## Begin
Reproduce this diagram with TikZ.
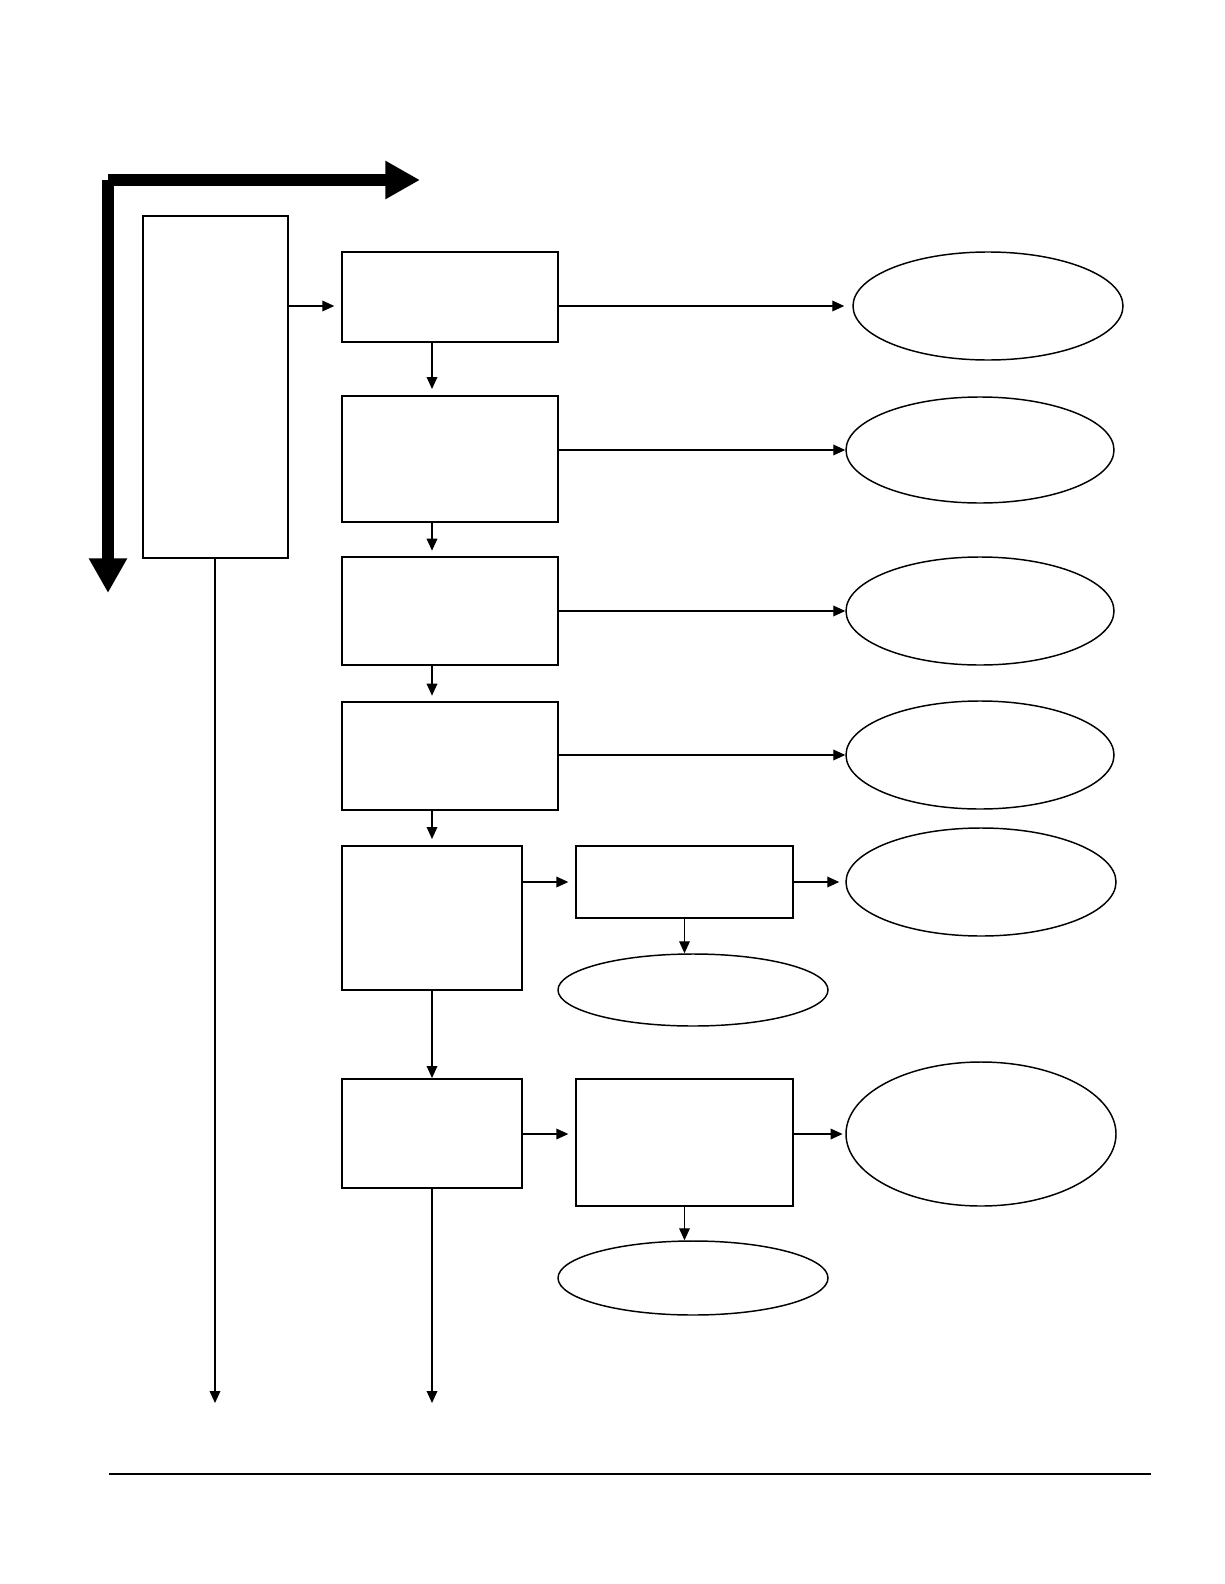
\documentclass[tikz,border=0pt]{standalone}
\usetikzlibrary{arrows.meta,fit,shapes.geometric}
\begin{document}
\begin{tikzpicture}[x=0.75pt,y=-0.75pt,
  box/.style={draw,line width=1.5pt,inner sep=0pt},
  oval/.style={draw,ellipse,line width=1.1pt,inner sep=0pt},
  conn/.style={line width=1pt,-{Triangle[length=9pt,width=8pt]}},
  bigarrow/.style={line width=9pt,-{Triangle[length=26pt,width=27pt]}}]
\useasboundingbox (0,0) rectangle (1224,1584);
% boxes
\node[box,fit={(143,216) (288,558)}] (L) {};
\node[box,fit={(342,252) (558,342)}] (b1) {};
\node[box,fit={(342,396) (558,522)}] (b2) {};
\node[box,fit={(342,557) (558,665)}] (b3) {};
\node[box,fit={(342,702) (558,810)}] (b4) {};
\node[box,fit={(342,846) (522,990)}] (b5) {};
\node[box,fit={(576,846) (793,918)}] (b6) {};
\node[box,fit={(342,1079) (522,1188)}] (b7) {};
\node[box,fit={(576,1079) (793,1206)}] (b8) {};
% ellipses
\node[oval,minimum width=202.5pt,minimum height=81pt] (e1) at (988,306) {};
\node[oval,minimum width=201pt,minimum height=79.5pt] (e2) at (980,450) {};
\node[oval,minimum width=201pt,minimum height=81pt] (e3) at (980,611) {};
\node[oval,minimum width=201pt,minimum height=81pt] (e4) at (980,755) {};
\node[oval,minimum width=202.5pt,minimum height=81pt] (e5) at (981,882) {};
\node[oval,minimum width=202.5pt,minimum height=54pt] (e6) at (693,990) {};
\node[oval,minimum width=202.5pt,minimum height=108pt] (e7) at (981,1134) {};
\node[oval,minimum width=202.5pt,minimum height=55.5pt] (e8) at (693,1278) {};
% helper coordinates
\coordinate (cx) at (432,0);
\coordinate (endL) at (215,1403);
\coordinate (end7) at (432,1403);
\coordinate (rule1) at (109,1474);
\coordinate (rule2) at (1151,1474);
\coordinate (hb1) at (108,180);
\coordinate (hb2) at (420,180);
\coordinate (vb2) at (108,593);
% big axis arrows
\draw[bigarrow] (hb1) -- (hb2);
\draw[bigarrow] (hb1) -- (vb2);
% connectors
\draw[conn,shorten >=5pt] (L.east |- e1.west) -- (b1.west |- e1.west);
\draw[conn,shorten >=6pt] (b1.east |- e1.west) -- (e1.west);
\draw[conn] (b2.east |- e2.west) -- (e2.west);
\draw[conn] (b3.east |- e3.west) -- (e3.west);
\draw[conn] (b4.east |- e4.west) -- (e4.west);
\draw[conn,shorten >=4.5pt] (b1.south -| cx) -- (b2.north -| cx);
\draw[conn,shorten >=4pt] (b2.south -| cx) -- (b3.north -| cx);
\draw[conn,shorten >=4pt] (b3.south -| cx) -- (b4.north -| cx);
\draw[conn,shorten >=4.5pt] (b4.south -| cx) -- (b5.north -| cx);
\draw[conn,shorten >=5pt] (b5.east |- b6.west) -- (b6.west);
\draw[conn,shorten >=4.5pt] (b6.east) -- (b6.east -| e5.west);
\draw[conn] (b6.south) -- (b6.south |- e6.north);
\draw[conn] (b5.south) -- (b7.north);
\draw[conn,shorten >=5pt] (b7.east |- e7.west) -- (b8.west |- e7.west);
\draw[conn,shorten >=2pt] (b8.east |- e7.west) -- (e7.west);
\draw[conn] (b8.south) -- (b8.south |- e8.north);
\draw[conn] (L.south -| endL) -- (endL);
\draw[conn] (b7.south) -- (end7);
% bottom rule
\draw[line width=2.2pt] (rule1) -- (rule2);
\end{tikzpicture}
\end{document}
## End
> **WRITTEN TASK**
All of the data above should be transcribed verbatim, with pictures omitted.

> **EXPECTED ANSWER**
Reproduce this diagram with TikZ.
\documentclass[tikz,border=0pt]{standalone}
\usetikzlibrary{arrows.meta,fit,shapes.geometric}
\begin{document}
\begin{tikzpicture}[x=0.75pt,y=-0.75pt,
  box/.style={draw,line width=1.5pt,inner sep=0pt},
  oval/.style={draw,ellipse,line width=1.1pt,inner sep=0pt},
  conn/.style={line width=1pt,-{Triangle[length=9pt,width=8pt]}},
  bigarrow/.style={line width=9pt,-{Triangle[length=26pt,width=27pt]}}]
\useasboundingbox (0,0) rectangle (1224,1584);
% boxes
\node[box,fit={(143,216) (288,558)}] (L) {};
\node[box,fit={(342,252) (558,342)}] (b1) {};
\node[box,fit={(342,396) (558,522)}] (b2) {};
\node[box,fit={(342,557) (558,665)}] (b3) {};
\node[box,fit={(342,702) (558,810)}] (b4) {};
\node[box,fit={(342,846) (522,990)}] (b5) {};
\node[box,fit={(576,846) (793,918)}] (b6) {};
\node[box,fit={(342,1079) (522,1188)}] (b7) {};
\node[box,fit={(576,1079) (793,1206)}] (b8) {};
% ellipses
\node[oval,minimum width=202.5pt,minimum height=81pt] (e1) at (988,306) {};
\node[oval,minimum width=201pt,minimum height=79.5pt] (e2) at (980,450) {};
\node[oval,minimum width=201pt,minimum height=81pt] (e3) at (980,611) {};
\node[oval,minimum width=201pt,minimum height=81pt] (e4) at (980,755) {};
\node[oval,minimum width=202.5pt,minimum height=81pt] (e5) at (981,882) {};
\node[oval,minimum width=202.5pt,minimum height=54pt] (e6) at (693,990) {};
\node[oval,minimum width=202.5pt,minimum height=108pt] (e7) at (981,1134) {};
\node[oval,minimum width=202.5pt,minimum height=55.5pt] (e8) at (693,1278) {};
% helper coordinates
\coordinate (cx) at (432,0);
\coordinate (endL) at (215,1403);
\coordinate (end7) at (432,1403);
\coordinate (rule1) at (109,1474);
\coordinate (rule2) at (1151,1474);
\coordinate (hb1) at (108,180);
\coordinate (hb2) at (420,180);
\coordinate (vb2) at (108,593);
% big axis arrows
\draw[bigarrow] (hb1) -- (hb2);
\draw[bigarrow] (hb1) -- (vb2);
% connectors
\draw[conn,shorten >=5pt] (L.east |- e1.west) -- (b1.west |- e1.west);
\draw[conn,shorten >=6pt] (b1.east |- e1.west) -- (e1.west);
\draw[conn] (b2.east |- e2.west) -- (e2.west);
\draw[conn] (b3.east |- e3.west) -- (e3.west);
\draw[conn] (b4.east |- e4.west) -- (e4.west);
\draw[conn,shorten >=4.5pt] (b1.south -| cx) -- (b2.north -| cx);
\draw[conn,shorten >=4pt] (b2.south -| cx) -- (b3.north -| cx);
\draw[conn,shorten >=4pt] (b3.south -| cx) -- (b4.north -| cx);
\draw[conn,shorten >=4.5pt] (b4.south -| cx) -- (b5.north -| cx);
\draw[conn,shorten >=5pt] (b5.east |- b6.west) -- (b6.west);
\draw[conn,shorten >=4.5pt] (b6.east) -- (b6.east -| e5.west);
\draw[conn] (b6.south) -- (b6.south |- e6.north);
\draw[conn] (b5.south) -- (b7.north);
\draw[conn,shorten >=5pt] (b7.east |- e7.west) -- (b8.west |- e7.west);
\draw[conn,shorten >=2pt] (b8.east |- e7.west) -- (e7.west);
\draw[conn] (b8.south) -- (b8.south |- e8.north);
\draw[conn] (L.south -| endL) -- (endL);
\draw[conn] (b7.south) -- (end7);
% bottom rule
\draw[line width=2.2pt] (rule1) -- (rule2);
\end{tikzpicture}
\end{document}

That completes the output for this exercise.